# [Your instructions]
Collect each line of the records containing the string "script".

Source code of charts
- - - - -
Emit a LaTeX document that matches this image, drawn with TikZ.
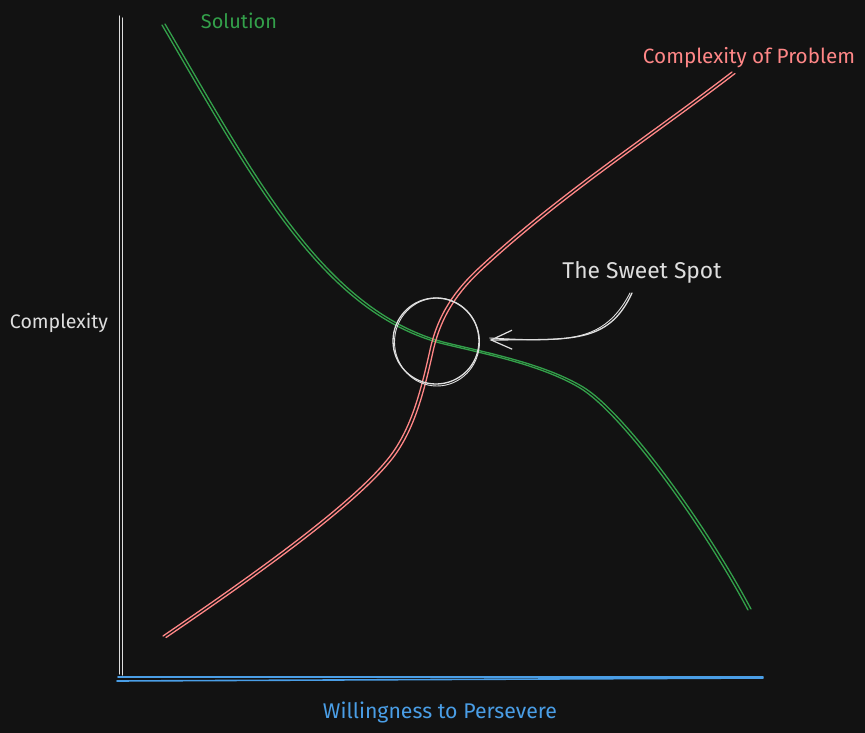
\documentclass[tikz,border=0pt]{standalone}
\usepackage{fontspec}
\setmainfont{Fira Sans}
\usetikzlibrary{arrows.meta}
\definecolor{bg}{HTML}{121212}
\definecolor{grn}{HTML}{33A04A}
\definecolor{rd}{HTML}{FF8787}
\definecolor{bl}{HTML}{4A9EE6}
\definecolor{wh}{HTML}{DEDEDE}
\newcommand{\fitw}[2]{\resizebox{#1}{!}{#2}}
\begin{document}
\begin{tikzpicture}[x=1pt,y=-1pt,
  stroke/.style={line width=1.3pt, line cap=round, line join=round},
  lbl/.style={inner sep=0pt, anchor=center}]
\fill[bg] (0,0) rectangle (865,733);
\useasboundingbox (0,0) rectangle (865,733);

% axes
\coordinate (ytop) at (121,17);
\coordinate (orig) at (121,677);
\coordinate (xend) at (763,678);
\draw[wh,stroke] ([xshift=-1.5pt,yshift=1pt]ytop) -- ([xshift=-1.5pt,yshift=3pt]orig);
\draw[wh,stroke] ([xshift=1.5pt,yshift=-1pt]ytop) -- ([xshift=1.5pt,yshift=2pt]orig);
\draw[bl,stroke,line width=1.6pt] ([xshift=-4pt,yshift=-4pt]orig) -- (xend);
\draw[bl,stroke,line width=1.6pt] ([xshift=-3pt,yshift=0pt]orig) -- ([yshift=1pt]xend);

% labels
\node[lbl,text=grn] (sol) at (239,21) {\fitw{76pt}{Solution}};
\node[lbl,text=rd] (cop) at (749,58) {\fitw{212pt}{Complexity of Problem}};
\node[lbl,text=wh] (cx) at (59,323) {\fitw{98pt}{Complexity}};
\node[lbl,text=bl] (wtp) at (440,712) {\fitw{234pt}{Willingness to Persevere}};
\node[lbl,text=wh] (tss) at (642,272) {\fitw{159pt}{The Sweet Spot}};

% solution curve (two strands)
\foreach \dx/\dy in {0/0, 3/-1}{
\begin{scope}[shift={(\dx,\dy)}]
\draw[grn,stroke] (162,25) .. controls (250,175) and (320,310) .. (440,343)
  .. controls (480,353) and (540,364) .. (580,388)
  .. controls (620,412) and (700,520) .. (748,610);
\end{scope}
}

% problem curve (two strands)
\foreach \dx/\dy in {0/0, 3/1.5}{
\begin{scope}[shift={(\dx,\dy)}]
\draw[rd,stroke] (163,636) .. controls (260,570) and (350,505) .. (387,460)
  .. controls (410,432) and (420,395) .. (430,350)
  .. controls (438,314) and (455,290) .. (480,267)
  .. controls (560,193) and (650,135) .. (732,72);
\end{scope}
}

% sweet spot circle
\node[circle, draw=wh, stroke, minimum size=86pt, inner sep=0pt] (spot) at (436,341) {};
\draw[wh, line width=0.9pt] ([xshift=1pt,yshift=-1pt]spot.center) ellipse [x radius=42.5pt, y radius=44pt];

% arrow
\coordinate (astart) at (632,293);
\coordinate (atip) at ([xshift=10pt,yshift=1pt]spot.east);
\draw[wh,stroke,-{Straight Barb[length=21pt,width=19pt,line width=1.2pt]}]
  (astart) .. controls (608,345) and (570,339) .. (atip);
\draw[wh,stroke,line width=0.9pt]
  ([xshift=-2pt]astart) .. controls (604,343) and (568,342) .. ([yshift=2pt]atip);
\end{tikzpicture}
\end{document}
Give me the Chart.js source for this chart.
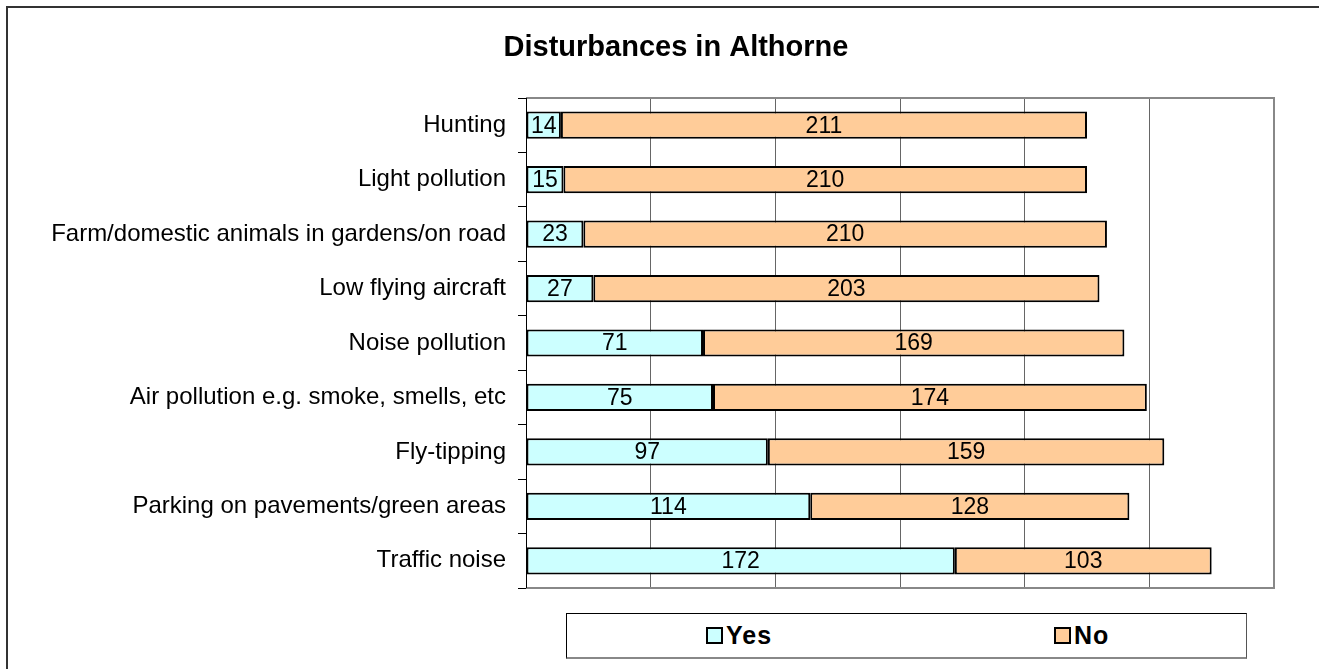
<!DOCTYPE html>
<html>
<head>
<meta charset="utf-8">
<script src="https://cdn.jsdelivr.net/npm/chart.js@4.4.1/dist/chart.umd.min.js"></script>
<style>
  html, body { margin: 0; padding: 0; background: #fff; width: 1319px; height: 669px; overflow: hidden; }
  #frame { position: absolute; left: 6px; top: 6px; width: 1400px; height: 800px; border-left: 2px solid #333; border-top: 2px solid #333; }
  #c { position: absolute; left: 0; top: 0; }
  #legend { position: absolute; left: 566px; top: 613px; width: 679px; height: 43px; border: 1px solid #000; border-bottom: 2px solid #888; border-right: 1px solid #555; background: #fff; font-family: "Liberation Sans", Arial, sans-serif; font-weight: bold; font-size: 25px; letter-spacing: 1px; color: #000; }
  .item { position: absolute; top: 0; height: 43px; display: flex; align-items: center; }
  .sw { width: 13px; height: 13px; border: 2px solid #000; margin-right: 3px; }
</style>
</head>
<body>
<div id="frame"></div>
<canvas id="c" width="1319" height="669"></canvas>
<div id="legend"></div>
<script>
const chartTitle = "Disturbances in Althorne";
const categories = [
  "Hunting",
  "Light pollution",
  "Farm/domestic animals in gardens/on road",
  "Low flying aircraft",
  "Noise pollution",
  "Air pollution e.g. smoke, smells, etc",
  "Fly-tipping",
  "Parking on pavements/green areas",
  "Traffic noise"
];
const seriesNames = ["Yes", "No"];
const yesValues = [14, 15, 23, 27, 71, 75, 97, 114, 172];
const noValues  = [211, 210, 210, 203, 169, 174, 159, 128, 103];
const seriesColors = ["#CCFFFF", "#FFCC99"];
const xMin = 0, xMax = 300, xStep = 50;

const FONT = "'Liberation Sans', Arial, Helvetica, sans-serif";

const titleShift = {
  id: 'titleShift',
  afterLayout(chart) {
    if (chart.titleBlock) chart.titleBlock.left = 78;
  }
};

const valueLabels = {
  id: 'valueLabels',
  afterDatasetsDraw(chart) {
    const ctx = chart.ctx;
    ctx.save();
    ctx.font = "23px " + FONT;
    ctx.fillStyle = "#000";
    ctx.textAlign = "center";
    ctx.textBaseline = "middle";
    chart.data.datasets.forEach((ds, di) => {
      const meta = chart.getDatasetMeta(di);
      meta.data.forEach((el, i) => {
        const cx = (el.x + el.base) / 2;
        ctx.fillText(String(ds.data[i]), cx, el.y + 1);
      });
    });
    ctx.restore();
  }
};

const plotFrame = {
  id: 'plotFrame',
  afterDraw(chart) {
    const a = chart.chartArea;
    const ctx = chart.ctx;
    ctx.save();
    ctx.strokeStyle = "#888";
    ctx.lineWidth = 2;
    ctx.beginPath();
    ctx.moveTo(a.left, a.top);
    ctx.lineTo(a.right, a.top);
    ctx.lineTo(a.right, a.bottom);
    ctx.lineTo(a.left, a.bottom);
    ctx.stroke();
    ctx.strokeStyle = "#000";
    ctx.lineWidth = 1;
    ctx.beginPath();
    ctx.moveTo(a.left + 0.5, a.top);
    ctx.lineTo(a.left + 0.5, a.bottom);
    ctx.stroke();
    ctx.restore();
  }
};

const chart = new Chart(document.getElementById('c'), {
  type: 'bar',
  data: {
    labels: categories,
    datasets: [
      { label: seriesNames[0], data: yesValues, backgroundColor: seriesColors[0], borderColor: "#000", borderWidth: 2, borderSkipped: false, barPercentage: 0.5, categoryPercentage: 1.0 },
      { label: seriesNames[1], data: noValues, backgroundColor: seriesColors[1], borderColor: "#000", borderWidth: 2, borderSkipped: false, barPercentage: 0.5, categoryPercentage: 1.0 }
    ]
  },
  options: {
    indexAxis: 'y',
    responsive: false,
    animation: false,
    devicePixelRatio: 1,
    layout: { padding: { left: 20, right: 45, top: 0, bottom: 81 } },
    plugins: {
      legend: { display: false },
      tooltip: { enabled: false },
      title: {
        display: true,
        text: chartTitle,
        color: "#000",
        font: { family: FONT, size: 29, weight: 'bold' },
        padding: { top: 30.6, bottom: 32.6 }
      }
    },
    scales: {
      x: {
        stacked: true,
        min: xMin, max: xMax,
        ticks: { display: false, stepSize: xStep },
        grid: { color: "#666", lineWidth: 1, drawTicks: false },
        border: { display: false },
        afterFit(s) { s.height = 0; }
      },
      y: {
        stacked: true,
        ticks: { color: "#000", font: { family: FONT, size: 24 }, padding: 12 },
        grid: { drawOnChartArea: false, drawTicks: true, tickLength: 8, color: "#000", offset: true },
        border: { display: true, color: "#000", width: 1 },
        afterFit(s) { s.width = 506; }
      }
    }
  },
  plugins: [titleShift, valueLabels, plotFrame]
});

// Legend built from the chart's datasets
const legendEl = document.getElementById('legend');
const legendOffsets = [139, 487];
chart.data.datasets.forEach((ds, i) => {
  const item = document.createElement('div');
  item.className = 'item';
  item.style.left = legendOffsets[i] + 'px';
  const sw = document.createElement('span');
  sw.className = 'sw';
  sw.style.background = ds.backgroundColor;
  const tx = document.createElement('span');
  tx.textContent = ds.label;
  item.appendChild(sw);
  item.appendChild(tx);
  legendEl.appendChild(item);
});
</script>
</body>
</html>
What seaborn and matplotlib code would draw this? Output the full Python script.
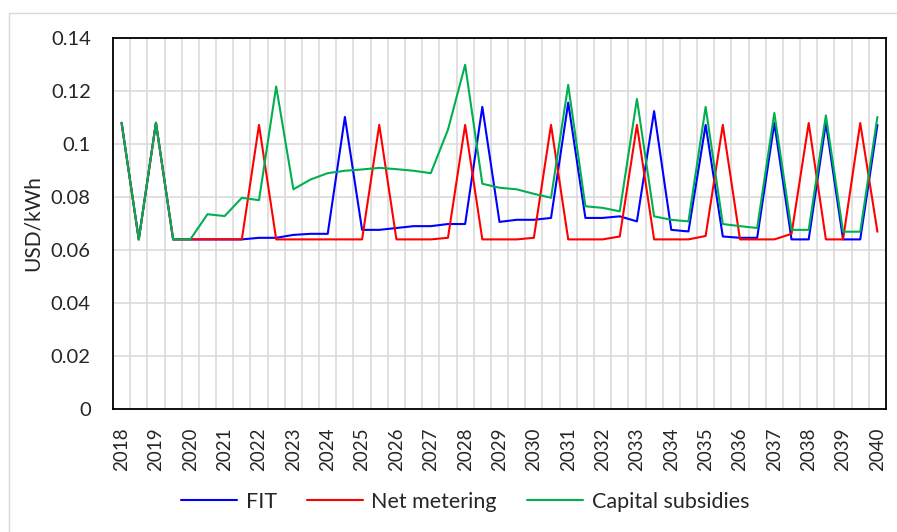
- - - - -
# [Problem solution]
<script src="https://cdn.jsdelivr.net/npm/chart.js@4.4.1/dist/chart.umd.min.js"></script>
<script>
</script>
What seaborn and matplotlib code would draw this? Output the full Python script.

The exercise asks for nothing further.